Negli ultimi episodi il tempo sembra scorrere molto più lentamente del normale. Ci fermiamo ogni settimana per ben venti minuti a guardare questo cartone, eppure all’interno di esso sembrano passarne appena cinque. Non sono certo estraneo a situazioni del genere, ma è la prima volta che la provo in My Hero Academia. Si, lo so che già l’ho detto svariate volte, ma proprio non riesco a dimenticarmene. Per lo meno, comunque, in Red Riot questi pochi minuti che passano sono ricolmi di significato e non di futili chiacchiere. Kirishima torna al centro del discorso, e nel farlo non si interroga soltanto sul ruolo che quella che lui chiama “virilità” deve avere su di lui in quanto eroe, ma anche e soprattutto in quanto uomo.
Spesso nella nostra vita noi maschietti ci comportiamo un po’ tutti come Kirishima. “Siamo uomini”, pensiamo tra noi e noi, “non possiamo vacillare”. Ci sentiamo afflitti? Vogliamo piangere? Abbiamo paura? Guai a farci beccare o a chiedere aiuto. Il nostro posto sembra dover essere soltanto in palestra — il nostro unico, vero abito la sicurezza in noi stessi. D’altronde noi siamo il “sesso forte”. Siamo quelli che “dominano”. Mostrarci agli altri per quello che siamo, per quello che sentiamo davvero, sarebbe un segno di debolezza.
Ed ecco quindi una domanda: ma ‘sto discorso dov’è che l’abbiamo già sentito? Si, esatto: è proprio lo stesso che potremmo fare per descrivere il simbolo della pace. Il bene fatto uomo, l’ideale che tutti gli eroi cercano di raggiungere.
Sentirsi afflitti, piangere e avere paura va bene. Perché il vero eroismo, la vera virilità, non sta nel non provare queste emozioni. Sta nell’accettare che esse sono parte di noi e affrontarle. Si tratta di conviverci, come diceva Giovanni Falcone.
Nelle storie di finzione non c’è nulla di casuale. Persino la casualità stessa è un elemento inserito volontariamente dall’autore, e allora dovremmo chiederci il motivo per cui a porsi come esempio di coraggio per Kirishima sia stata proprio Mina Ashido. Una donna. Di quelle “deboli” che noi uomini “dobbiamo proteggere”. Lo vedete il collegamento? È sottile, ma c’è. Non è soltanto una questione dell’eroe come figura, è anche una questione del sesso. Indovinate un po’: anche gli uomini possono essere fragili, e anche le donne coraggiose e temerarie. Messaggio fantastico, approvo.

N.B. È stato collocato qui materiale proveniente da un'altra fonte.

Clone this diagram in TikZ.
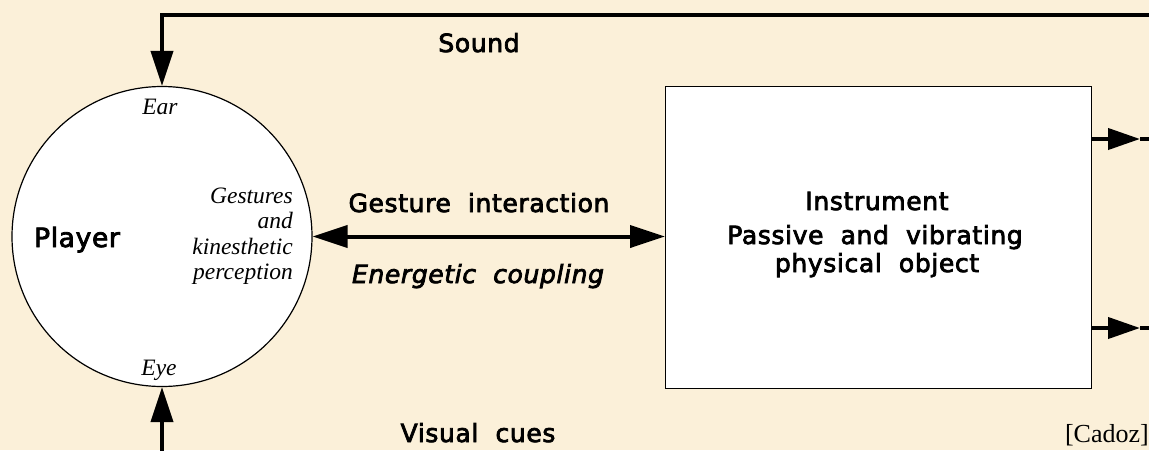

Prendiamoci inoltre un secondo per sottolineare il brillante lavoro con cui Kouki Fujimoto ha salvato tecnicamente un episodio altrimenti abbastanza debole. Probabilmente non lo sapete, ma lui è lo stesso che ha animato la scena in cui Todoroki e Inasa attaccano Gang Orca da stesi. Il suo tratto incredibilmente spesso è molto riconoscibile, e riesce a trasmettere con chiarezza la forza bruta dei personaggi. Anche la scelta di rinunciare a certe linee di contorno è assolutamente favolosa, in quanto simboleggia attraverso i colori che straripano e si deformano la traboccante quantità di potere che Fat Gum ha accumulato. Davvero una scena memorabile.
Devo ammettere, comunque, che il duo Kirishima-Ashido non l’avevo proprio considerato. E non intendo soltanto da un punto di vista romantico, chiariamoci. Può anche darsi che la memoria mi inganni, ma non ricordo una qualche scena particolarmente significativa avvenuta in precedenza tra i due. Quel che è certo, comunque, è che è davvero fantastico scoprire queste cose. Fino ad ora gli unici legami profondi che conoscevamo riguardavano soltanto i protagonisti principali della 1-A. In questo modo, però, la classe acquisisce molto più spessore e credibilità. All’interno di essa ci sono persone vive che formano legami, che litigano e poi fanno pace. L’avevamo già detto: quest’arco è l’occasione perfetta per scoprire di più sugli altri personaggi, e fino ad ora da questo punto di vista è stato fatto un ottimo lavoro.